*DO THIS*. Repeat every line exactly, keeping the pictures out of the copy.

*SOURCE DATA*.

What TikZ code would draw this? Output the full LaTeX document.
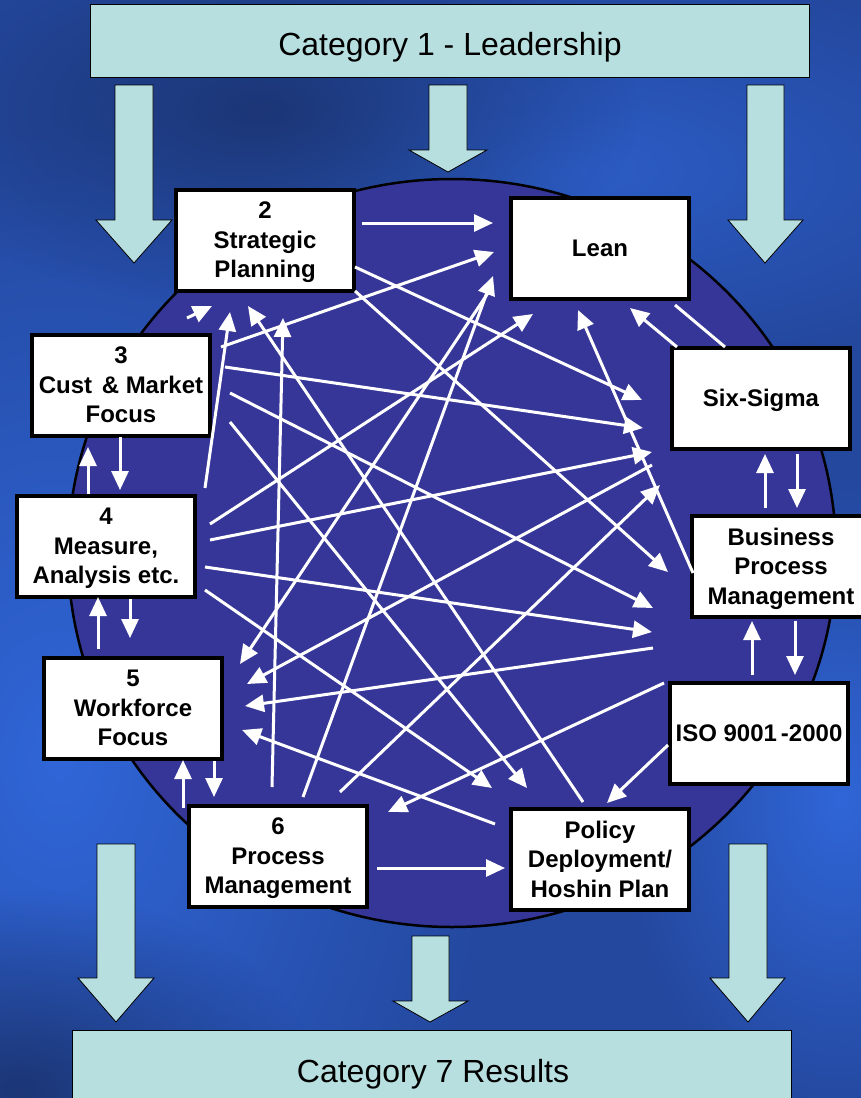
\documentclass[tikz,border=0pt]{standalone}
\usepackage{fontspec}
\setmainfont{Liberation Sans}
\usetikzlibrary{arrows.meta,calc,fadings}

\definecolor{cyanbox}{RGB}{184,223,224}
\definecolor{disc}{RGB}{54,54,152}
\definecolor{bgbase}{RGB}{36,72,158}
\definecolor{bglight}{RGB}{48,102,216}
\definecolor{bgdark}{RGB}{28,54,118}

\tikzfading[name=softspot, inner color=transparent!0, outer color=transparent!100]

\tikzset{
  wbox/.style={draw=black, fill=white, line width=4pt, minimum width=178pt, minimum height=101pt, inner sep=0pt, text depth=0pt, align=center, font=\fontsize{24}{29.5}\selectfont\bfseries},
  catbox/.style={draw=black, fill=cyanbox, line width=0.8pt},
  cattext/.style={font=\fontsize{32}{38}\selectfont, anchor=base, inner sep=0pt},
  blk/.style={draw=black, fill=cyanbox, line width=0.8pt},
  wa/.style={draw=white, line width=3pt, -{Triangle[length=19pt,width=17pt]}},
  wl/.style={draw=white, line width=3pt},
}

\begin{document}
\begin{tikzpicture}[x=1pt,y=-1pt]
\useasboundingbox (0,0) rectangle (861,1098);
\clip (0,0) rectangle (861,1098);
% background
\fill[bgbase] (0,0) rectangle (861,1098);
\fill[bglight, path fading=softspot] (60,760) ellipse [x radius=440pt, y radius=640pt];
\fill[bglight, path fading=softspot] (840,800) ellipse [x radius=220pt, y radius=320pt];
\fill[bglight, opacity=0.7, path fading=softspot] (560,170) ellipse [x radius=520pt, y radius=200pt];
\fill[bgdark, path fading=softspot] (260,110) ellipse [x radius=380pt, y radius=200pt];
\fill[bgdark, path fading=softspot] (20,1090) ellipse [x radius=300pt, y radius=200pt];

\node[catbox, minimum width=719pt, minimum height=73pt] (lead) at (450,41) {};
\node[cattext] (leadtxt) at (450,55) {Category 1 - Leadership};
\node[catbox, minimum width=719pt, minimum height=90pt] (res) at (432,1075) {};
\node[cattext] (restxt) at (433,1082) {Category 7 Results};

\draw[blk] (115,85) -- (153,85) -- (153,220) -- (172,220) -- (134,263) -- (96,220) -- (115,220) -- cycle;
\draw[blk] (429,85) -- (467,85) -- (467,150) -- (487,150) -- (448,172) -- (409,150) -- (429,150) -- cycle;
\draw[blk] (747,85) -- (784,85) -- (784,220) -- (803,220) -- (765,263) -- (728,220) -- (747,220) -- cycle;
\draw[blk] (97,844) -- (135,844) -- (135,978) -- (154,978) -- (116,1022) -- (78,978) -- (97,978) -- cycle;
\draw[blk] (412,936) -- (449,936) -- (449,1001) -- (468,1001) -- (430,1022) -- (393,1001) -- (412,1001) -- cycle;
\draw[blk] (729,844) -- (767,844) -- (767,978) -- (785,978) -- (748,1022) -- (710,978) -- (729,978) -- cycle;

\draw[line width=2.5pt, fill=disc] (452,553) ellipse [x radius=384pt, y radius=374pt];

\node[wbox] (sp) at (265,240) {2\\Strategic\\Planning};
\node[wbox] (lean) at (600,248) {Lean};
\node[wbox] (cmf) at (121,385) {3\\Cust\hspace{0.4em}\& Market\\Focus};
\node[wbox] (six) at (761,398) {Six-Sigma};
\node[wbox] (mea) at (106,546) {4\\Measure,\\Analysis etc.};
\node[wbox] (bpm) at (781,566) {Business\\Process\\Management};
\node[wbox] (wf) at (133,708) {5\\Workforce\\Focus};
\node[wbox] (iso) at (759,733) {ISO 9001\,-2000};
\node[wbox] (pm) at (278,856) {6\\Process\\Management};
\node[wbox] (pol) at (600,859) {Policy\\Deployment/\\Hoshin Plan};

\draw[wa] ($(sp.center)+(97,-17)$) -- ($(lean.center)+(-107,-25)$);
\draw[wa] ($(sp.center)+(90,27)$) -- ($(six.center)+(-119,2)$);
\draw[wa] ($(sp.center)+(90,51)$) -- ($(bpm.center)+(-113,6)$);
\draw[wa] ($(cmf.center)+(100,-38)$) -- ($(lean.center)+(-106,4)$);
\draw[wa] ($(cmf.center)+(104,-18)$) -- ($(six.center)+(-118,30)$);
\draw[wa] ($(cmf.center)+(109,8)$) -- ($(bpm.center)+(-128,42)$);
\draw[wa] ($(cmf.center)+(109,37)$) -- ($(pol.center)+(-73,-71)$);
\draw[wa] ($(mea.center)+(99,-58)$) -- ($(sp.center)+(-35,72)$);
\draw[wa] ($(mea.center)+(104,-22)$) -- ($(lean.center)+(-67,66)$);
\draw[wa] ($(mea.center)+(104,-6)$) -- ($(six.center)+(-109,54)$);
\draw[wa] ($(mea.center)+(99,21)$) -- ($(bpm.center)+(-129,66)$);
\draw[wa] ($(mea.center)+(99,44)$) -- ($(pol.center)+(-108,-71)$);
\draw[wa] ($(pm.center)+(-6,-69)$) -- ($(sp.center)+(18,78)$);
\draw[wa] ($(pm.center)+(25,-59)$) -- ($(lean.center)+(-107,28)$);
\draw[wa] ($(pm.center)+(62,-64)$) -- ($(six.center)+(-101,87)$);
\draw[wa] ($(pm.center)+(99,12)$) -- ($(pol.center)+(-95,9)$);
\draw[wa] ($(lean.center)+(-110,42)$) -- ($(wf.center)+(107,-44)$);
\draw[wl] ($(lean.center)+(75,57)$) -- ($(six.center)+(-36,-51)$);
\draw[wa] ($(six.center)+(-84,-51)$) -- ($(lean.center)+(30,60)$);
\draw[wa] ($(six.center)+(-109,67)$) -- ($(wf.center)+(114,-24)$);
\draw[wa] ($(bpm.center)+(-88,7)$) -- ($(lean.center)+(-22,62)$);
\draw[wa] ($(bpm.center)+(-128,82)$) -- ($(wf.center)+(112,-2)$);
\draw[wa] ($(iso.center)+(-95,-50)$) -- ($(pm.center)+(110,-44)$);
\draw[wa] ($(iso.center)+(-91,12)$) -- ($(pol.center)+(7,-56)$);
\draw[wa] ($(pol.center)+(-17,-57)$) -- ($(sp.center)+(-17,66)$);
\draw[wa] ($(pol.center)+(-105,-35)$) -- ($(wf.center)+(109,22)$);
\draw[wa] ($(sp.center)+(-78,78)$) -- ($(sp.center)+(-53,66)$);

\draw[wa] ($(mea.center)+(-18,-52)$) -- ($(cmf.center)+(-33,62)$);
\draw[wa] ($(cmf.center)+(-1,52)$) -- ($(mea.center)+(14,-56)$);
\draw[wa] ($(wf.center)+(-35,-59)$) -- ($(mea.center)+(-8,51)$);
\draw[wa] ($(mea.center)+(24,53)$) -- ($(wf.center)+(-3,-70)$);
\draw[wa] ($(pm.center)+(-95,-48)$) -- ($(wf.center)+(50,52)$);
\draw[wa] ($(wf.center)+(81,53)$) -- ($(pm.center)+(-64,-59)$);
\draw[wa] ($(bpm.center)+(-16,-58)$) -- ($(six.center)+(4,56)$);
\draw[wa] ($(six.center)+(36,56)$) -- ($(bpm.center)+(16,-58)$);
\draw[wa] ($(iso.center)+(-7,-58)$) -- ($(bpm.center)+(-29,55)$);
\draw[wa] ($(bpm.center)+(14,55)$) -- ($(iso.center)+(36,-58)$);
\end{tikzpicture}
\end{document}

*WRITTEN RESPONSE*.
What TikZ code would draw this? Output the full LaTeX document.
\documentclass[tikz,border=0pt]{standalone}
\usepackage{fontspec}
\setmainfont{Liberation Sans}
\usetikzlibrary{arrows.meta,calc,fadings}

\definecolor{cyanbox}{RGB}{184,223,224}
\definecolor{disc}{RGB}{54,54,152}
\definecolor{bgbase}{RGB}{36,72,158}
\definecolor{bglight}{RGB}{48,102,216}
\definecolor{bgdark}{RGB}{28,54,118}

\tikzfading[name=softspot, inner color=transparent!0, outer color=transparent!100]

\tikzset{
  wbox/.style={draw=black, fill=white, line width=4pt, minimum width=178pt, minimum height=101pt, inner sep=0pt, text depth=0pt, align=center, font=\fontsize{24}{29.5}\selectfont\bfseries},
  catbox/.style={draw=black, fill=cyanbox, line width=0.8pt},
  cattext/.style={font=\fontsize{32}{38}\selectfont, anchor=base, inner sep=0pt},
  blk/.style={draw=black, fill=cyanbox, line width=0.8pt},
  wa/.style={draw=white, line width=3pt, -{Triangle[length=19pt,width=17pt]}},
  wl/.style={draw=white, line width=3pt},
}

\begin{document}
\begin{tikzpicture}[x=1pt,y=-1pt]
\useasboundingbox (0,0) rectangle (861,1098);
\clip (0,0) rectangle (861,1098);
% background
\fill[bgbase] (0,0) rectangle (861,1098);
\fill[bglight, path fading=softspot] (60,760) ellipse [x radius=440pt, y radius=640pt];
\fill[bglight, path fading=softspot] (840,800) ellipse [x radius=220pt, y radius=320pt];
\fill[bglight, opacity=0.7, path fading=softspot] (560,170) ellipse [x radius=520pt, y radius=200pt];
\fill[bgdark, path fading=softspot] (260,110) ellipse [x radius=380pt, y radius=200pt];
\fill[bgdark, path fading=softspot] (20,1090) ellipse [x radius=300pt, y radius=200pt];

\node[catbox, minimum width=719pt, minimum height=73pt] (lead) at (450,41) {};
\node[cattext] (leadtxt) at (450,55) {Category 1 - Leadership};
\node[catbox, minimum width=719pt, minimum height=90pt] (res) at (432,1075) {};
\node[cattext] (restxt) at (433,1082) {Category 7 Results};

\draw[blk] (115,85) -- (153,85) -- (153,220) -- (172,220) -- (134,263) -- (96,220) -- (115,220) -- cycle;
\draw[blk] (429,85) -- (467,85) -- (467,150) -- (487,150) -- (448,172) -- (409,150) -- (429,150) -- cycle;
\draw[blk] (747,85) -- (784,85) -- (784,220) -- (803,220) -- (765,263) -- (728,220) -- (747,220) -- cycle;
\draw[blk] (97,844) -- (135,844) -- (135,978) -- (154,978) -- (116,1022) -- (78,978) -- (97,978) -- cycle;
\draw[blk] (412,936) -- (449,936) -- (449,1001) -- (468,1001) -- (430,1022) -- (393,1001) -- (412,1001) -- cycle;
\draw[blk] (729,844) -- (767,844) -- (767,978) -- (785,978) -- (748,1022) -- (710,978) -- (729,978) -- cycle;

\draw[line width=2.5pt, fill=disc] (452,553) ellipse [x radius=384pt, y radius=374pt];

\node[wbox] (sp) at (265,240) {2\\Strategic\\Planning};
\node[wbox] (lean) at (600,248) {Lean};
\node[wbox] (cmf) at (121,385) {3\\Cust\hspace{0.4em}\& Market\\Focus};
\node[wbox] (six) at (761,398) {Six-Sigma};
\node[wbox] (mea) at (106,546) {4\\Measure,\\Analysis etc.};
\node[wbox] (bpm) at (781,566) {Business\\Process\\Management};
\node[wbox] (wf) at (133,708) {5\\Workforce\\Focus};
\node[wbox] (iso) at (759,733) {ISO 9001\,-2000};
\node[wbox] (pm) at (278,856) {6\\Process\\Management};
\node[wbox] (pol) at (600,859) {Policy\\Deployment/\\Hoshin Plan};

\draw[wa] ($(sp.center)+(97,-17)$) -- ($(lean.center)+(-107,-25)$);
\draw[wa] ($(sp.center)+(90,27)$) -- ($(six.center)+(-119,2)$);
\draw[wa] ($(sp.center)+(90,51)$) -- ($(bpm.center)+(-113,6)$);
\draw[wa] ($(cmf.center)+(100,-38)$) -- ($(lean.center)+(-106,4)$);
\draw[wa] ($(cmf.center)+(104,-18)$) -- ($(six.center)+(-118,30)$);
\draw[wa] ($(cmf.center)+(109,8)$) -- ($(bpm.center)+(-128,42)$);
\draw[wa] ($(cmf.center)+(109,37)$) -- ($(pol.center)+(-73,-71)$);
\draw[wa] ($(mea.center)+(99,-58)$) -- ($(sp.center)+(-35,72)$);
\draw[wa] ($(mea.center)+(104,-22)$) -- ($(lean.center)+(-67,66)$);
\draw[wa] ($(mea.center)+(104,-6)$) -- ($(six.center)+(-109,54)$);
\draw[wa] ($(mea.center)+(99,21)$) -- ($(bpm.center)+(-129,66)$);
\draw[wa] ($(mea.center)+(99,44)$) -- ($(pol.center)+(-108,-71)$);
\draw[wa] ($(pm.center)+(-6,-69)$) -- ($(sp.center)+(18,78)$);
\draw[wa] ($(pm.center)+(25,-59)$) -- ($(lean.center)+(-107,28)$);
\draw[wa] ($(pm.center)+(62,-64)$) -- ($(six.center)+(-101,87)$);
\draw[wa] ($(pm.center)+(99,12)$) -- ($(pol.center)+(-95,9)$);
\draw[wa] ($(lean.center)+(-110,42)$) -- ($(wf.center)+(107,-44)$);
\draw[wl] ($(lean.center)+(75,57)$) -- ($(six.center)+(-36,-51)$);
\draw[wa] ($(six.center)+(-84,-51)$) -- ($(lean.center)+(30,60)$);
\draw[wa] ($(six.center)+(-109,67)$) -- ($(wf.center)+(114,-24)$);
\draw[wa] ($(bpm.center)+(-88,7)$) -- ($(lean.center)+(-22,62)$);
\draw[wa] ($(bpm.center)+(-128,82)$) -- ($(wf.center)+(112,-2)$);
\draw[wa] ($(iso.center)+(-95,-50)$) -- ($(pm.center)+(110,-44)$);
\draw[wa] ($(iso.center)+(-91,12)$) -- ($(pol.center)+(7,-56)$);
\draw[wa] ($(pol.center)+(-17,-57)$) -- ($(sp.center)+(-17,66)$);
\draw[wa] ($(pol.center)+(-105,-35)$) -- ($(wf.center)+(109,22)$);
\draw[wa] ($(sp.center)+(-78,78)$) -- ($(sp.center)+(-53,66)$);

\draw[wa] ($(mea.center)+(-18,-52)$) -- ($(cmf.center)+(-33,62)$);
\draw[wa] ($(cmf.center)+(-1,52)$) -- ($(mea.center)+(14,-56)$);
\draw[wa] ($(wf.center)+(-35,-59)$) -- ($(mea.center)+(-8,51)$);
\draw[wa] ($(mea.center)+(24,53)$) -- ($(wf.center)+(-3,-70)$);
\draw[wa] ($(pm.center)+(-95,-48)$) -- ($(wf.center)+(50,52)$);
\draw[wa] ($(wf.center)+(81,53)$) -- ($(pm.center)+(-64,-59)$);
\draw[wa] ($(bpm.center)+(-16,-58)$) -- ($(six.center)+(4,56)$);
\draw[wa] ($(six.center)+(36,56)$) -- ($(bpm.center)+(16,-58)$);
\draw[wa] ($(iso.center)+(-7,-58)$) -- ($(bpm.center)+(-29,55)$);
\draw[wa] ($(bpm.center)+(14,55)$) -- ($(iso.center)+(36,-58)$);
\end{tikzpicture}
\end{document}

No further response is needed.